In retrospect, the blurb was technically accurate, but it’s misleading. The Corrections centers on a midwestern family: elderly parents and their three adult children who left home long ago for the East Coast. At the book’s heart is their dysfunction, both in their own lives and with each other. Each of the children had sought to escape their parents, to build better lives for themselves, but they all ended up unhappy, and their parents continue to cause them trouble. They are also deeply critical of each other and their lives – Gary sold out; Chip is a failure; Denise thrives on chaos. Each member of the family is an island; they don’t help each other or even try to understand one another. They feel trapped in their lives with no chance to change. By the end of the book, some of them finally gain redemption and clarity. Others never do. That’s part of what makes this book so good – its imperfect happy ending. Few books that I have read felt so real.

The first few pages drew me in with their lyricism – sheerly gorgeous words, like poetry or a spoken story. It was a little dense – stick with it! – not to mention confusing, but soon I had the pleasure of meeting the real attractions of the book: three screwed up siblings.

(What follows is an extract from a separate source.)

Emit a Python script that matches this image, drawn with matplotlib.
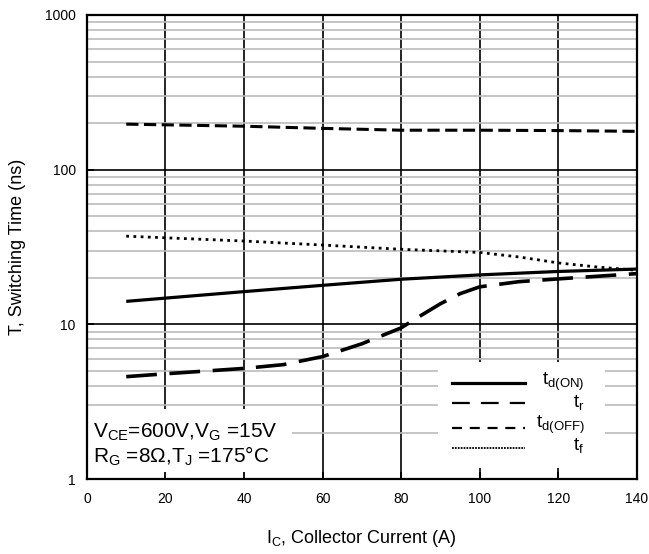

At first, they’re comically unlikeable; you keep reading for entertainment. But progressively through the book, as the perspective switches amongst the five family members, you can’t help but root for all of them, no matter how selfish or gratuitous their actions. They’re not evil people, after all, although it takes a while for some of them to show it.

I can’t recommend this book enough. If you’re looking for a story about a family, about people’s lives, that feels real, then this is definitely the book for you. It is pretty long and sometimes goes on a bit; it also might feel a little too close to home for some, hitting a nerve. But you’ll be glad you persevered with it. By the end, you’ll be left with an odd sense of peace and faint optimism.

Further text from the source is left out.